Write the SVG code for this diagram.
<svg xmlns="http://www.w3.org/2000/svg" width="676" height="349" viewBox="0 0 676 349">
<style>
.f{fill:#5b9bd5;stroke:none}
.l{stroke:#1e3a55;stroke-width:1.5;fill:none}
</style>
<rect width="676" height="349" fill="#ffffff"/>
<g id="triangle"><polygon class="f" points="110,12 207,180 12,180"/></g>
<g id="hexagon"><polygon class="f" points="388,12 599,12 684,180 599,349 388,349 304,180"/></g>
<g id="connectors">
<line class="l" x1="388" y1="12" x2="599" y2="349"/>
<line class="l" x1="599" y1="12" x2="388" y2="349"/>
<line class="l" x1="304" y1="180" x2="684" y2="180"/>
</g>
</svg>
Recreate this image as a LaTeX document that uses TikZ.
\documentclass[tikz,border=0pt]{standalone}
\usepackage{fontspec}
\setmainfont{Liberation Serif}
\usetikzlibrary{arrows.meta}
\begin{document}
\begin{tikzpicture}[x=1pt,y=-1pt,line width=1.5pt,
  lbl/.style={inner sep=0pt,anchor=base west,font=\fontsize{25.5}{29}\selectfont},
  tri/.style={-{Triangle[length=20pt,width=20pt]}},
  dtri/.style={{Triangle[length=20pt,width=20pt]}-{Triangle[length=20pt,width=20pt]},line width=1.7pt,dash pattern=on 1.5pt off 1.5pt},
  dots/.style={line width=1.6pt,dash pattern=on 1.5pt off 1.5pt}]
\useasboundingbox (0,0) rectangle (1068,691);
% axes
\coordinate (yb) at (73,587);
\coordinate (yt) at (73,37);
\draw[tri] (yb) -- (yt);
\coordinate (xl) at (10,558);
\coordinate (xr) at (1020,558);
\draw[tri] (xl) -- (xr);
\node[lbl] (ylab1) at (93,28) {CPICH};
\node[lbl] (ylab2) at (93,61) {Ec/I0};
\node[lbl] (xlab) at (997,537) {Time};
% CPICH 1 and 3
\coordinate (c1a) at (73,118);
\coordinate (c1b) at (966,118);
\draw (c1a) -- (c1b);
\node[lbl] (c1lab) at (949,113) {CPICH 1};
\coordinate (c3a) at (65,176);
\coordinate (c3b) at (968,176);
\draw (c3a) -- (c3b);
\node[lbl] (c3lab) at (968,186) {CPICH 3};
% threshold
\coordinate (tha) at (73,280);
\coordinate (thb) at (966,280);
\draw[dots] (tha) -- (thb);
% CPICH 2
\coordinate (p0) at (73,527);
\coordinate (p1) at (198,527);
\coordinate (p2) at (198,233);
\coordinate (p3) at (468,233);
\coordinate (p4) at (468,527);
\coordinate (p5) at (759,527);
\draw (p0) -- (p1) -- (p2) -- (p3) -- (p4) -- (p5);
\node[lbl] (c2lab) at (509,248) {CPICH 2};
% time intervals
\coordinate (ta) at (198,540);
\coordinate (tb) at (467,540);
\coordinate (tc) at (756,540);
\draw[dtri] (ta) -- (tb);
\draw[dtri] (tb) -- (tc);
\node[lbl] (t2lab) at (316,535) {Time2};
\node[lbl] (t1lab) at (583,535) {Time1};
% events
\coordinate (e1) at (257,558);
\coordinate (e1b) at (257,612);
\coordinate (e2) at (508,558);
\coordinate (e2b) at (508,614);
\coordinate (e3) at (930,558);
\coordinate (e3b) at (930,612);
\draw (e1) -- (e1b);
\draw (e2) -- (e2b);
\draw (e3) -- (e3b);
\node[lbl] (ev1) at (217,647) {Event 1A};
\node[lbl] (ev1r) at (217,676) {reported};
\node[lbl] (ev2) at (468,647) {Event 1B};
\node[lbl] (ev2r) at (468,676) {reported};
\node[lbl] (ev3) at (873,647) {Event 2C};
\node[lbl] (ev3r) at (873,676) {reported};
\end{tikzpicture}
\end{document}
==========
PROBLEM DESCRIPTION: Repeat the entries shown above, every one, word for word.

ANSWER BELOW:
Write the SVG code for this diagram.
<svg xmlns="http://www.w3.org/2000/svg" width="676" height="349" viewBox="0 0 676 349">
<style>
.f{fill:#5b9bd5;stroke:none}
.l{stroke:#1e3a55;stroke-width:1.5;fill:none}
</style>
<rect width="676" height="349" fill="#ffffff"/>
<g id="triangle"><polygon class="f" points="110,12 207,180 12,180"/></g>
<g id="hexagon"><polygon class="f" points="388,12 599,12 684,180 599,349 388,349 304,180"/></g>
<g id="connectors">
<line class="l" x1="388" y1="12" x2="599" y2="349"/>
<line class="l" x1="599" y1="12" x2="388" y2="349"/>
<line class="l" x1="304" y1="180" x2="684" y2="180"/>
</g>
</svg>
Recreate this image as a LaTeX document that uses TikZ.
\documentclass[tikz,border=0pt]{standalone}
\usepackage{fontspec}
\setmainfont{Liberation Serif}
\usetikzlibrary{arrows.meta}
\begin{document}
\begin{tikzpicture}[x=1pt,y=-1pt,line width=1.5pt,
  lbl/.style={inner sep=0pt,anchor=base west,font=\fontsize{25.5}{29}\selectfont},
  tri/.style={-{Triangle[length=20pt,width=20pt]}},
  dtri/.style={{Triangle[length=20pt,width=20pt]}-{Triangle[length=20pt,width=20pt]},line width=1.7pt,dash pattern=on 1.5pt off 1.5pt},
  dots/.style={line width=1.6pt,dash pattern=on 1.5pt off 1.5pt}]
\useasboundingbox (0,0) rectangle (1068,691);
% axes
\coordinate (yb) at (73,587);
\coordinate (yt) at (73,37);
\draw[tri] (yb) -- (yt);
\coordinate (xl) at (10,558);
\coordinate (xr) at (1020,558);
\draw[tri] (xl) -- (xr);
\node[lbl] (ylab1) at (93,28) {CPICH};
\node[lbl] (ylab2) at (93,61) {Ec/I0};
\node[lbl] (xlab) at (997,537) {Time};
% CPICH 1 and 3
\coordinate (c1a) at (73,118);
\coordinate (c1b) at (966,118);
\draw (c1a) -- (c1b);
\node[lbl] (c1lab) at (949,113) {CPICH 1};
\coordinate (c3a) at (65,176);
\coordinate (c3b) at (968,176);
\draw (c3a) -- (c3b);
\node[lbl] (c3lab) at (968,186) {CPICH 3};
% threshold
\coordinate (tha) at (73,280);
\coordinate (thb) at (966,280);
\draw[dots] (tha) -- (thb);
% CPICH 2
\coordinate (p0) at (73,527);
\coordinate (p1) at (198,527);
\coordinate (p2) at (198,233);
\coordinate (p3) at (468,233);
\coordinate (p4) at (468,527);
\coordinate (p5) at (759,527);
\draw (p0) -- (p1) -- (p2) -- (p3) -- (p4) -- (p5);
\node[lbl] (c2lab) at (509,248) {CPICH 2};
% time intervals
\coordinate (ta) at (198,540);
\coordinate (tb) at (467,540);
\coordinate (tc) at (756,540);
\draw[dtri] (ta) -- (tb);
\draw[dtri] (tb) -- (tc);
\node[lbl] (t2lab) at (316,535) {Time2};
\node[lbl] (t1lab) at (583,535) {Time1};
% events
\coordinate (e1) at (257,558);
\coordinate (e1b) at (257,612);
\coordinate (e2) at (508,558);
\coordinate (e2b) at (508,614);
\coordinate (e3) at (930,558);
\coordinate (e3b) at (930,612);
\draw (e1) -- (e1b);
\draw (e2) -- (e2b);
\draw (e3) -- (e3b);
\node[lbl] (ev1) at (217,647) {Event 1A};
\node[lbl] (ev1r) at (217,676) {reported};
\node[lbl] (ev2) at (468,647) {Event 1B};
\node[lbl] (ev2r) at (468,676) {reported};
\node[lbl] (ev3) at (873,647) {Event 2C};
\node[lbl] (ev3r) at (873,676) {reported};
\end{tikzpicture}
\end{document}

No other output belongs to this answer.